__Exercise material__
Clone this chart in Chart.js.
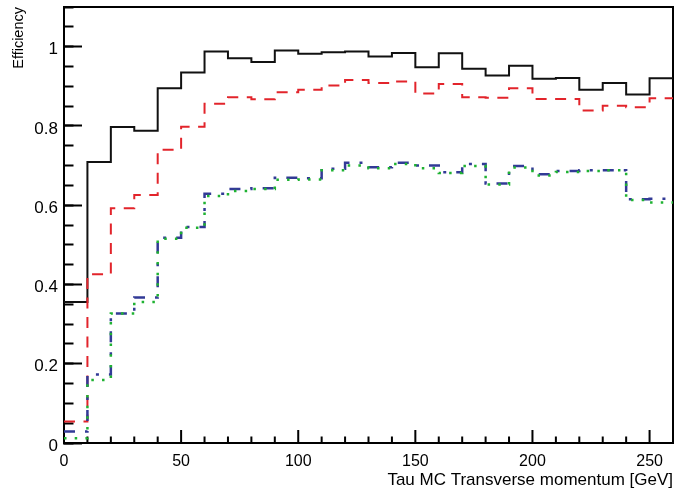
<!DOCTYPE html>
<html><head><meta charset="utf-8">
<script src="https://cdn.jsdelivr.net/npm/chart.js@4/dist/chart.umd.min.js"></script>
<style>html,body{margin:0;padding:0;background:#fff}#wrap{width:696px;height:490px}</style>
</head><body><div id="wrap"><canvas id="c" width="696" height="490"></canvas></div>
<script>
// ---- data ----
const binLow = [0,10,20,30,40,50,60,70,80,90,100,110,120,130,140,150,160,170,180,190,200,210,220,230,240,250];
const binHigh = 260;
const seriesBlack = [0.356,0.709,0.797,0.788,0.895,0.935,0.988,0.971,0.961,0.990,0.982,0.986,0.988,0.975,0.984,0.948,0.983,0.944,0.927,0.952,0.919,0.921,0.891,0.908,0.879,0.920];
const seriesRed   = [0.054,0.426,0.592,0.626,0.740,0.798,0.856,0.872,0.867,0.885,0.891,0.902,0.916,0.908,0.912,0.882,0.906,0.872,0.871,0.895,0.868,0.868,0.839,0.851,0.847,0.870];
const seriesBlue  = [0.029,0.173,0.327,0.367,0.518,0.545,0.629,0.641,0.643,0.669,0.668,0.692,0.707,0.696,0.707,0.700,0.683,0.704,0.655,0.699,0.678,0.686,0.688,0.688,0.615,0.616];
const seriesGreen = [0.012,0.159,0.327,0.356,0.515,0.543,0.623,0.636,0.641,0.664,0.665,0.688,0.700,0.693,0.704,0.693,0.681,0.699,0.652,0.695,0.675,0.684,0.686,0.688,0.613,0.607];
const xTickLabels = [0,50,100,150,200,250];
const yTickLabels = [0,0.2,0.4,0.6,0.8,1];
const yMax = 1.1;
const xTitle = 'Tau MC Transverse momentum [GeV]';
const yTitle = 'Efficiency';

// ---- build ----
function steps(vals){
  const pts = binLow.map((x,i)=>({x:x, y:vals[i]}));
  pts.push({x:binHigh, y:vals[vals.length-1]});
  return pts;
}
Chart.defaults.font.family = 'Liberation Sans, Arial, Helvetica, sans-serif';
Chart.defaults.font.size = 16;
Chart.defaults.color = '#000';
const ds = (data,color,dash,order,w)=>({data:steps(data),borderColor:color,borderWidth:w,borderDash:dash,
  stepped:'before',pointRadius:0,fill:false,order:order,xAxisID:'x',yAxisID:'y',borderCapStyle:'butt'});
const fit = (w,h)=>s=>{
  if(w!==null) s.width=w;
  if(h!==null) s.height=h;
  s.paddingTop=0; s.paddingBottom=0; s.paddingLeft=0; s.paddingRight=0;
};

// inward x-axis tick marks (axis decoration): short at every bin edge, long at labelled values.
// Lengths are given as a fraction of the y range (ROOT-style tick length).
const plotHeightPx = 436;
const tickMajor = 13 / plotHeightPx * yMax, tickMinor = 6.5 / plotHeightPx * yMax;
const tickPts = [];
binLow.forEach(v=>{
  tickPts.push({x:v, y:0}, {x:v, y: xTickLabels.includes(v) ? tickMajor : tickMinor}, {x:v, y:null});
});

new Chart(document.getElementById('c'),{
  type:'line',
  data:{datasets:[
    ds(seriesGreen,'#1fb232',[2.5,8.2],0,2.5),
    ds(seriesBlue,'#323a96',[11,10,3,10],1,2.5),
    ds(seriesRed,'#e2242b',[11,8.5],2,2),
    ds(seriesBlack,'#111111',[],3,2),
    {data:tickPts,borderColor:'#000',borderWidth:2,pointRadius:0,fill:false,spanGaps:false,
     stepped:false,tension:0,order:9,xAxisID:'x',yAxisID:'y',borderCapStyle:'butt',borderDash:[]}
  ]},
  options:{
    responsive:false, animation:false, devicePixelRatio:1,
    plugins:{legend:{display:false},tooltip:{enabled:false}},
    scales:{
      x:{type:'linear',position:'bottom',weight:0,min:0,max:binHigh,
        afterFit:fit(null,0),
        ticks:{display:false,stepSize:10},
        grid:{drawOnChartArea:false,drawTicks:false},
        border:{display:true,width:2,color:'#000'}},
      xMajor:{type:'linear',position:'bottom',weight:1,min:0,max:binHigh,
        afterFit:fit(null,47),
        afterBuildTicks:s=>{s.ticks=xTickLabels.map(v=>({value:v}));},
        ticks:{color:'#000',padding:9,maxRotation:0,autoSkip:false},
        grid:{drawOnChartArea:false,drawTicks:false},
        border:{display:false},
        title:{display:true,text:xTitle,align:'end',color:'#000',font:{size:17},padding:{top:0,bottom:-1}}},
      xTop:{type:'linear',position:'top',min:0,max:binHigh,
        afterFit:fit(null,7),
        ticks:{display:false},
        grid:{drawOnChartArea:false,drawTicks:false},
        border:{display:true,width:2,color:'#000'}},
      y:{type:'linear',position:'left',weight:0,min:0,max:yMax,
        afterFit:fit(0,null),
        ticks:{display:false,stepSize:0.05},
        grid:{drawOnChartArea:false,drawTicks:true,tickLength:-9.5,tickWidth:2,tickColor:'#000'},
        border:{display:true,width:2,color:'#000'}},
      yMajor:{type:'linear',position:'left',weight:1,min:0,max:yMax,
        afterFit:fit(64,null),
        afterBuildTicks:s=>{s.ticks=yTickLabels.map(v=>({value:v}));},
        ticks:{color:'#000',font:{size:17},padding:24,labelOffset:3,autoSkip:false,callback:v=>String(v)},
        grid:{drawOnChartArea:false,drawTicks:true,tickLength:-18,tickWidth:2,tickColor:'#000'},
        border:{display:false},
        title:{display:true,text:yTitle,align:'end',color:'#000',font:{size:14.5},padding:{top:10,bottom:0}}},
      yRight:{type:'linear',position:'right',min:0,max:yMax,
        afterFit:fit(23,null),
        ticks:{display:false},
        grid:{drawOnChartArea:false,drawTicks:false},
        border:{display:true,width:2,color:'#000'}}
    }
  }
});
</script></body></html>
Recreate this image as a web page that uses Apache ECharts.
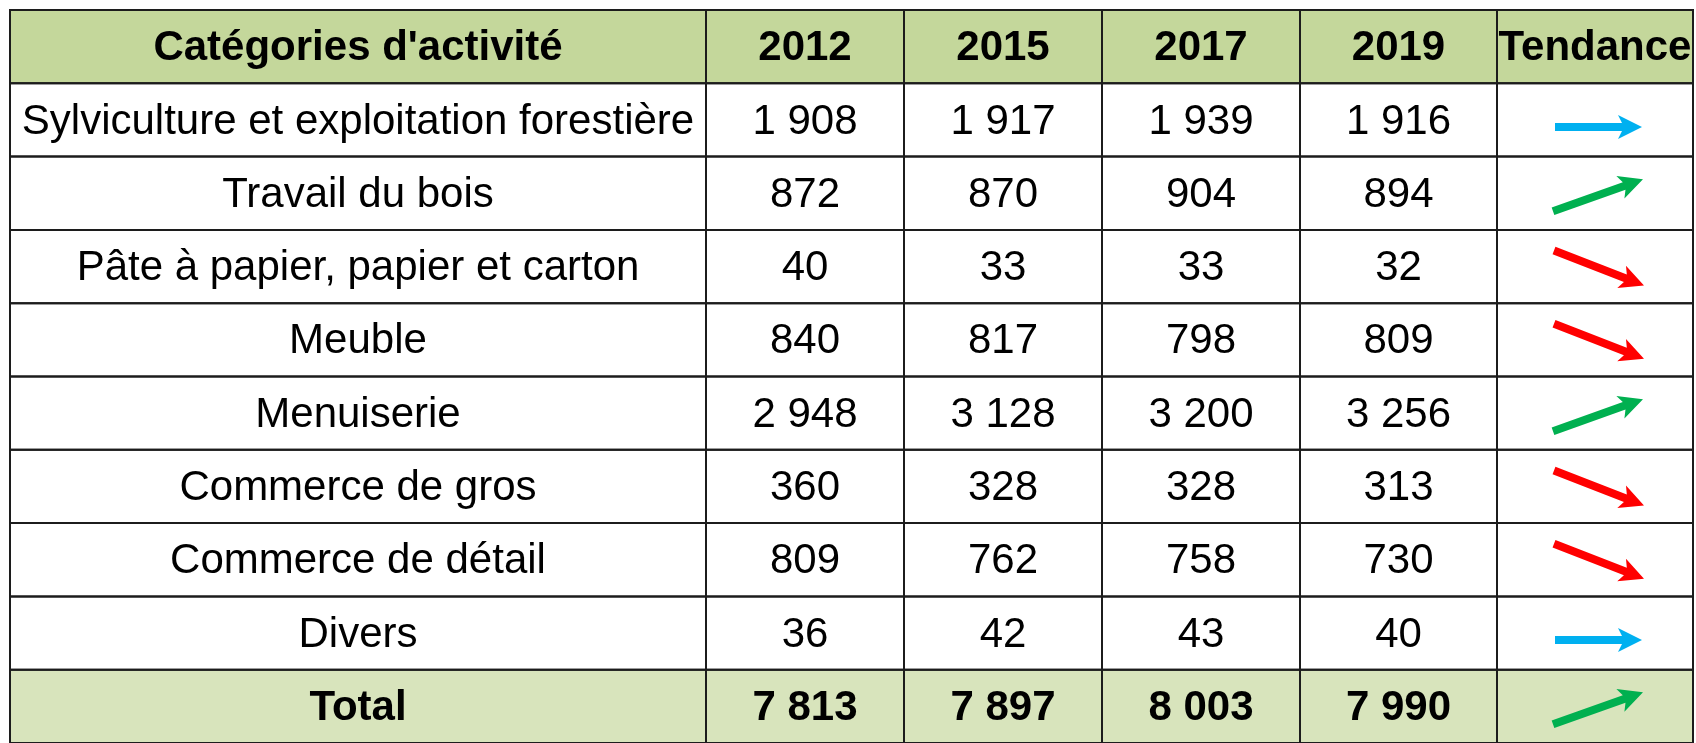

__Exercise aim__
Write out the records above exactly as they appear, leaving out any pictures.

__Solution for this problem__
Clone this chart in Chart.js.
<!DOCTYPE html>
<html><head><meta charset="utf-8">
<script src="https://cdn.jsdelivr.net/npm/chart.js@4/dist/chart.umd.min.js"></script>
<style>html,body{margin:0;padding:0;background:#fff}#wrap{width:696px;height:490px}</style>
</head><body><div id="wrap"><canvas id="c" width="696" height="490"></canvas></div>
<script>
// ---- data ----
const binLow = [0,10,20,30,40,50,60,70,80,90,100,110,120,130,140,150,160,170,180,190,200,210,220,230,240,250];
const binHigh = 260;
const seriesBlack = [0.356,0.709,0.797,0.788,0.895,0.935,0.988,0.971,0.961,0.990,0.982,0.986,0.988,0.975,0.984,0.948,0.983,0.944,0.927,0.952,0.919,0.921,0.891,0.908,0.879,0.920];
const seriesRed   = [0.054,0.426,0.592,0.626,0.740,0.798,0.856,0.872,0.867,0.885,0.891,0.902,0.916,0.908,0.912,0.882,0.906,0.872,0.871,0.895,0.868,0.868,0.839,0.851,0.847,0.870];
const seriesBlue  = [0.029,0.173,0.327,0.367,0.518,0.545,0.629,0.641,0.643,0.669,0.668,0.692,0.707,0.696,0.707,0.700,0.683,0.704,0.655,0.699,0.678,0.686,0.688,0.688,0.615,0.616];
const seriesGreen = [0.012,0.159,0.327,0.356,0.515,0.543,0.623,0.636,0.641,0.664,0.665,0.688,0.700,0.693,0.704,0.693,0.681,0.699,0.652,0.695,0.675,0.684,0.686,0.688,0.613,0.607];
const xTickLabels = [0,50,100,150,200,250];
const yTickLabels = [0,0.2,0.4,0.6,0.8,1];
const yMax = 1.1;
const xTitle = 'Tau MC Transverse momentum [GeV]';
const yTitle = 'Efficiency';

// ---- build ----
function steps(vals){
  const pts = binLow.map((x,i)=>({x:x, y:vals[i]}));
  pts.push({x:binHigh, y:vals[vals.length-1]});
  return pts;
}
Chart.defaults.font.family = 'Liberation Sans, Arial, Helvetica, sans-serif';
Chart.defaults.font.size = 16;
Chart.defaults.color = '#000';
const ds = (data,color,dash,order,w)=>({data:steps(data),borderColor:color,borderWidth:w,borderDash:dash,
  stepped:'before',pointRadius:0,fill:false,order:order,xAxisID:'x',yAxisID:'y',borderCapStyle:'butt'});
const fit = (w,h)=>s=>{
  if(w!==null) s.width=w;
  if(h!==null) s.height=h;
  s.paddingTop=0; s.paddingBottom=0; s.paddingLeft=0; s.paddingRight=0;
};

// inward x-axis tick marks (axis decoration): short at every bin edge, long at labelled values.
// Lengths are given as a fraction of the y range (ROOT-style tick length).
const plotHeightPx = 436;
const tickMajor = 13 / plotHeightPx * yMax, tickMinor = 6.5 / plotHeightPx * yMax;
const tickPts = [];
binLow.forEach(v=>{
  tickPts.push({x:v, y:0}, {x:v, y: xTickLabels.includes(v) ? tickMajor : tickMinor}, {x:v, y:null});
});

new Chart(document.getElementById('c'),{
  type:'line',
  data:{datasets:[
    ds(seriesGreen,'#1fb232',[2.5,8.2],0,2.5),
    ds(seriesBlue,'#323a96',[11,10,3,10],1,2.5),
    ds(seriesRed,'#e2242b',[11,8.5],2,2),
    ds(seriesBlack,'#111111',[],3,2),
    {data:tickPts,borderColor:'#000',borderWidth:2,pointRadius:0,fill:false,spanGaps:false,
     stepped:false,tension:0,order:9,xAxisID:'x',yAxisID:'y',borderCapStyle:'butt',borderDash:[]}
  ]},
  options:{
    responsive:false, animation:false, devicePixelRatio:1,
    plugins:{legend:{display:false},tooltip:{enabled:false}},
    scales:{
      x:{type:'linear',position:'bottom',weight:0,min:0,max:binHigh,
        afterFit:fit(null,0),
        ticks:{display:false,stepSize:10},
        grid:{drawOnChartArea:false,drawTicks:false},
        border:{display:true,width:2,color:'#000'}},
      xMajor:{type:'linear',position:'bottom',weight:1,min:0,max:binHigh,
        afterFit:fit(null,47),
        afterBuildTicks:s=>{s.ticks=xTickLabels.map(v=>({value:v}));},
        ticks:{color:'#000',padding:9,maxRotation:0,autoSkip:false},
        grid:{drawOnChartArea:false,drawTicks:false},
        border:{display:false},
        title:{display:true,text:xTitle,align:'end',color:'#000',font:{size:17},padding:{top:0,bottom:-1}}},
      xTop:{type:'linear',position:'top',min:0,max:binHigh,
        afterFit:fit(null,7),
        ticks:{display:false},
        grid:{drawOnChartArea:false,drawTicks:false},
        border:{display:true,width:2,color:'#000'}},
      y:{type:'linear',position:'left',weight:0,min:0,max:yMax,
        afterFit:fit(0,null),
        ticks:{display:false,stepSize:0.05},
        grid:{drawOnChartArea:false,drawTicks:true,tickLength:-9.5,tickWidth:2,tickColor:'#000'},
        border:{display:true,width:2,color:'#000'}},
      yMajor:{type:'linear',position:'left',weight:1,min:0,max:yMax,
        afterFit:fit(64,null),
        afterBuildTicks:s=>{s.ticks=yTickLabels.map(v=>({value:v}));},
        ticks:{color:'#000',font:{size:17},padding:24,labelOffset:3,autoSkip:false,callback:v=>String(v)},
        grid:{drawOnChartArea:false,drawTicks:true,tickLength:-18,tickWidth:2,tickColor:'#000'},
        border:{display:false},
        title:{display:true,text:yTitle,align:'end',color:'#000',font:{size:14.5},padding:{top:10,bottom:0}}},
      yRight:{type:'linear',position:'right',min:0,max:yMax,
        afterFit:fit(23,null),
        ticks:{display:false},
        grid:{drawOnChartArea:false,drawTicks:false},
        border:{display:true,width:2,color:'#000'}}
    }
  }
});
</script></body></html>
Recreate this image as a web page that uses Apache ECharts.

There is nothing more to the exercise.